What you are asked to do
Retype the listing below line for line, but only from the line with "What Altair code" down to the line with "import pandas as pd", inclusive. Pictures stay out.

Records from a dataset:
-------------------------

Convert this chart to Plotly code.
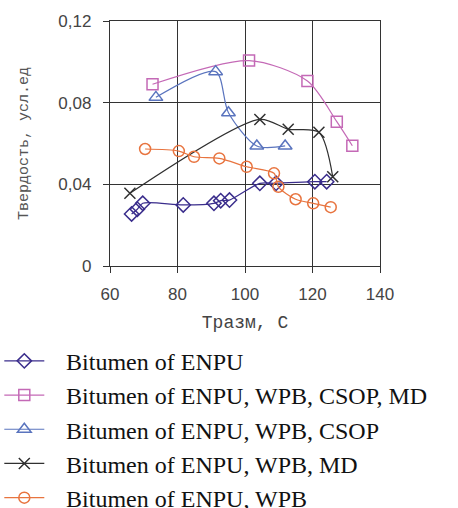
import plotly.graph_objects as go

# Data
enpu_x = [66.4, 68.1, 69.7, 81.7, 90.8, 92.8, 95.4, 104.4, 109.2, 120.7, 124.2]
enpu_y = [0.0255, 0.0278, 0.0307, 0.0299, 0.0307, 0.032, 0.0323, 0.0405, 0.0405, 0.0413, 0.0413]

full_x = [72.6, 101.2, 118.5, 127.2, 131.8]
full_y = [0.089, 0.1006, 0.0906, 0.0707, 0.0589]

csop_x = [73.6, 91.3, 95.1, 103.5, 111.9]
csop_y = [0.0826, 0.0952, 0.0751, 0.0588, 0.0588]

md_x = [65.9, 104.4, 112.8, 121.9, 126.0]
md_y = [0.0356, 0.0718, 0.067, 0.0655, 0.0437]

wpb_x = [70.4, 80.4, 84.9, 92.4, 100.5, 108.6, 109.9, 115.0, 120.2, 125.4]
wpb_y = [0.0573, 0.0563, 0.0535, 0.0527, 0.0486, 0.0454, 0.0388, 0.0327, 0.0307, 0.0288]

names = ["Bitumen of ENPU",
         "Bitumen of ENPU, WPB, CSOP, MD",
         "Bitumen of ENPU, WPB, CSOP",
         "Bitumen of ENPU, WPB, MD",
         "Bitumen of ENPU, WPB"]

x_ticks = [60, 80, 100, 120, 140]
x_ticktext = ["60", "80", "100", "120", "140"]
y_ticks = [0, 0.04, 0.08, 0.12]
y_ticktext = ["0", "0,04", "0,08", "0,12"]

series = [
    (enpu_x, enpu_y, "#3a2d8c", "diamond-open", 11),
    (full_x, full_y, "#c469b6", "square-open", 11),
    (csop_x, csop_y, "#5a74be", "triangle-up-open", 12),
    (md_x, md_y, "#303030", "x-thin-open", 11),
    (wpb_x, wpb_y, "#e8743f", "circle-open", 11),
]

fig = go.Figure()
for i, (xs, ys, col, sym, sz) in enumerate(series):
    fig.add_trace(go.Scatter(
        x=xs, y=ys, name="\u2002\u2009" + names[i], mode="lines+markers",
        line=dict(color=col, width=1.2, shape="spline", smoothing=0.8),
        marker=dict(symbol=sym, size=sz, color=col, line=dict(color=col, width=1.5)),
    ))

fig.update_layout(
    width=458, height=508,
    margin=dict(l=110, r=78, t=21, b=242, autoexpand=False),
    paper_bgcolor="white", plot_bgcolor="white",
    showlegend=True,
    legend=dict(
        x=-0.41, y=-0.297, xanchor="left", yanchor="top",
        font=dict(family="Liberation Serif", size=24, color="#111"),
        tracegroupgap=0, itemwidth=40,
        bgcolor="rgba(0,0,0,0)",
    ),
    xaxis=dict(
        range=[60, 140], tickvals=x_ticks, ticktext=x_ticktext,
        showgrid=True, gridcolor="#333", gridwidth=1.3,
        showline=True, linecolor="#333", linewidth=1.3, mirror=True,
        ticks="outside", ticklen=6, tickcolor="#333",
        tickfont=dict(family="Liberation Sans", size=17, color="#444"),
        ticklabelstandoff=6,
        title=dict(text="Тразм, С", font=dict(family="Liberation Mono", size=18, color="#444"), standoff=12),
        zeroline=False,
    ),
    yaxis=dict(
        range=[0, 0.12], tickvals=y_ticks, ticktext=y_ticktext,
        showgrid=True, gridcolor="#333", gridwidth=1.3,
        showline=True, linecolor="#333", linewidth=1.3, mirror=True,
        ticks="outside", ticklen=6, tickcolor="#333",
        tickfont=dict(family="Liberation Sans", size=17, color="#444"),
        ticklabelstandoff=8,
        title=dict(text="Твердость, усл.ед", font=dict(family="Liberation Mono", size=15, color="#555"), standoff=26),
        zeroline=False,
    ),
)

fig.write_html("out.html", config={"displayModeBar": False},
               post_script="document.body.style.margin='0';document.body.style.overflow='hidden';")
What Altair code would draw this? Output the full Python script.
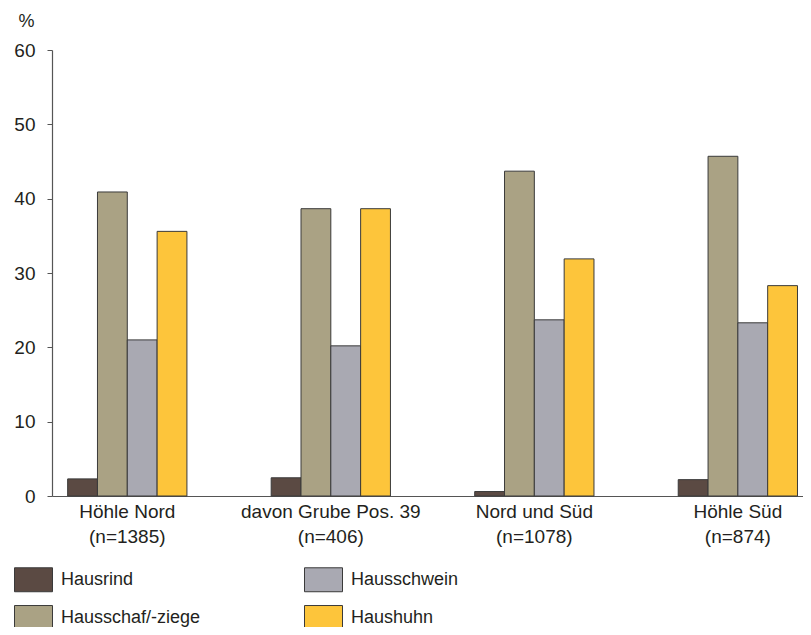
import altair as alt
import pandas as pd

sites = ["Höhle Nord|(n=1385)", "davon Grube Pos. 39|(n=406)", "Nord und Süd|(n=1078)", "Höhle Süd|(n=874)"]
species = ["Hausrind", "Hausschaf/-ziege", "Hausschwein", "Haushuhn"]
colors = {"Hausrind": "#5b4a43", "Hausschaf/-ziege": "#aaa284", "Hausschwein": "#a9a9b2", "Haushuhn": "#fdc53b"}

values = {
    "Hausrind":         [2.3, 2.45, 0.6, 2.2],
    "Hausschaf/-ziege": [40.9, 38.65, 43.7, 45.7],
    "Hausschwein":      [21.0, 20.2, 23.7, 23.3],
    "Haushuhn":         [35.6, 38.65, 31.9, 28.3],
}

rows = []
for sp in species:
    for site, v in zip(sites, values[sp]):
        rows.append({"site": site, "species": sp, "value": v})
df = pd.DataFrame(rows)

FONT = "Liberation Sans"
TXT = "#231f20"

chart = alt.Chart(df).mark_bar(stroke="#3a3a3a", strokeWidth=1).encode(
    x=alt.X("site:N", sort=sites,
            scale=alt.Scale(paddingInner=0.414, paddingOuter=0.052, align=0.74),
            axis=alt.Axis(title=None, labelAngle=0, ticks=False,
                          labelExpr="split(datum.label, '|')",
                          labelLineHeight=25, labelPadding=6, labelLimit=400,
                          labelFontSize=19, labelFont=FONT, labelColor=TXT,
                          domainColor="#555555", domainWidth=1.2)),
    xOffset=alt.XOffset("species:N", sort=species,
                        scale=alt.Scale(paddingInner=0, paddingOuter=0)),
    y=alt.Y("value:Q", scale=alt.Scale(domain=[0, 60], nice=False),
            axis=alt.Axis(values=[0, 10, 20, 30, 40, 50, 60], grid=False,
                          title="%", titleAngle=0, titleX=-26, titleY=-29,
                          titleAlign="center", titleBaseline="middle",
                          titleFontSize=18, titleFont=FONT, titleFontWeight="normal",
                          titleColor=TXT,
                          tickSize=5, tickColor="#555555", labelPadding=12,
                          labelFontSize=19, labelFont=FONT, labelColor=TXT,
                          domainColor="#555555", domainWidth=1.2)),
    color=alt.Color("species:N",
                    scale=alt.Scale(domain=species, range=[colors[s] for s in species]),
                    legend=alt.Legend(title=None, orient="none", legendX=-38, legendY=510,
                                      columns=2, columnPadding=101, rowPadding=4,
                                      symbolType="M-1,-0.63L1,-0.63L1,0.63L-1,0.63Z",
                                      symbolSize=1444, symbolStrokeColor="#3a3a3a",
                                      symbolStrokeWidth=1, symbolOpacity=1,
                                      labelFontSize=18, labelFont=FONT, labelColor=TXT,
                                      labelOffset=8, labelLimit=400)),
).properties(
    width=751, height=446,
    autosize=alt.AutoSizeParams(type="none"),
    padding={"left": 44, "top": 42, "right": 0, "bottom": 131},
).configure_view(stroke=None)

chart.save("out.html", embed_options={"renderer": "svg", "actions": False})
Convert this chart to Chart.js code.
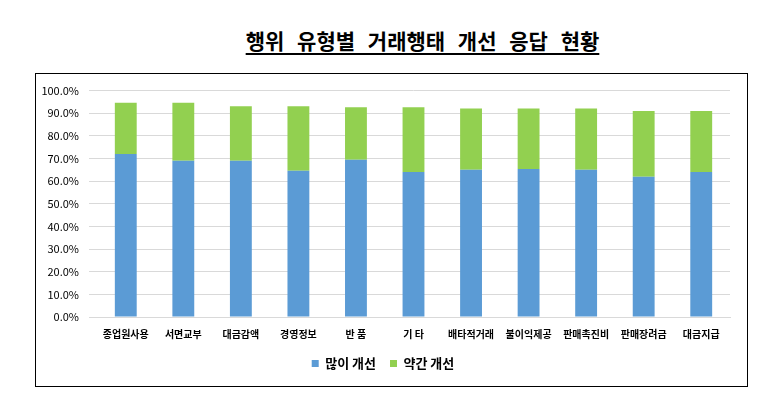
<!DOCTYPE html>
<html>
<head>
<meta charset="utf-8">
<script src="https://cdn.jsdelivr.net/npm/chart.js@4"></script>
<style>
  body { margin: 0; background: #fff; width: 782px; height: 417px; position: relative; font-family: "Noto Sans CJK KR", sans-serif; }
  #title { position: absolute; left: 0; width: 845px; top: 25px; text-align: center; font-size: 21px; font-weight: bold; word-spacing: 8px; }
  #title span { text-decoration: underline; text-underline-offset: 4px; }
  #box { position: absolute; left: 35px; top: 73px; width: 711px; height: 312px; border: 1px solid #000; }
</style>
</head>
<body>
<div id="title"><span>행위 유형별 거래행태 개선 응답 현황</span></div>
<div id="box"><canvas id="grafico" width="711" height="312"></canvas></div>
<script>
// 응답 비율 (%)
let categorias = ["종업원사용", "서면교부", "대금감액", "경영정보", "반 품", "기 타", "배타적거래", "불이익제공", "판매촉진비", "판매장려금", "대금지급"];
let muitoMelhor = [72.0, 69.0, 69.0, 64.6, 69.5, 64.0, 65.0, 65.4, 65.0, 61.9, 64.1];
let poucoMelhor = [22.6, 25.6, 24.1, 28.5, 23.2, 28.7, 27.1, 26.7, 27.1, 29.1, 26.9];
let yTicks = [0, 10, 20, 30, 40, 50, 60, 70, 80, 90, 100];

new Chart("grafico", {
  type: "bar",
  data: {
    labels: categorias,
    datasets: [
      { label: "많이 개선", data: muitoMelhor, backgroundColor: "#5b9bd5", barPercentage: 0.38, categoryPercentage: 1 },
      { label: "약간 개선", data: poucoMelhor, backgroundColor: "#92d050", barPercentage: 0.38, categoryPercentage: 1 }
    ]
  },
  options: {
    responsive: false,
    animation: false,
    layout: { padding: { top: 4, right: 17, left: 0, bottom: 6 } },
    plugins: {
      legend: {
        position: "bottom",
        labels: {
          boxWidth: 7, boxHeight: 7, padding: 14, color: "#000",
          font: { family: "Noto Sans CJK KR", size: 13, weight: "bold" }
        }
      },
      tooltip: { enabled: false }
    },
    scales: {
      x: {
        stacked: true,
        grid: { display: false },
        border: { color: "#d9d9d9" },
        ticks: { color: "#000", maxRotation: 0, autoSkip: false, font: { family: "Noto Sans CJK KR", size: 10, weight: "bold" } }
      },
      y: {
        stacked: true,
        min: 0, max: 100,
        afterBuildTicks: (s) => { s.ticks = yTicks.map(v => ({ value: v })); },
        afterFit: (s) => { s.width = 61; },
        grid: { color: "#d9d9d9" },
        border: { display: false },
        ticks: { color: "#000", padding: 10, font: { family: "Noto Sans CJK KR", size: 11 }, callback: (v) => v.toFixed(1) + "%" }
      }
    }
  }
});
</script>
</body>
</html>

-------------------------

The solution
What Altair code would draw this? Output the full Python script.
import altair as alt
import pandas as pd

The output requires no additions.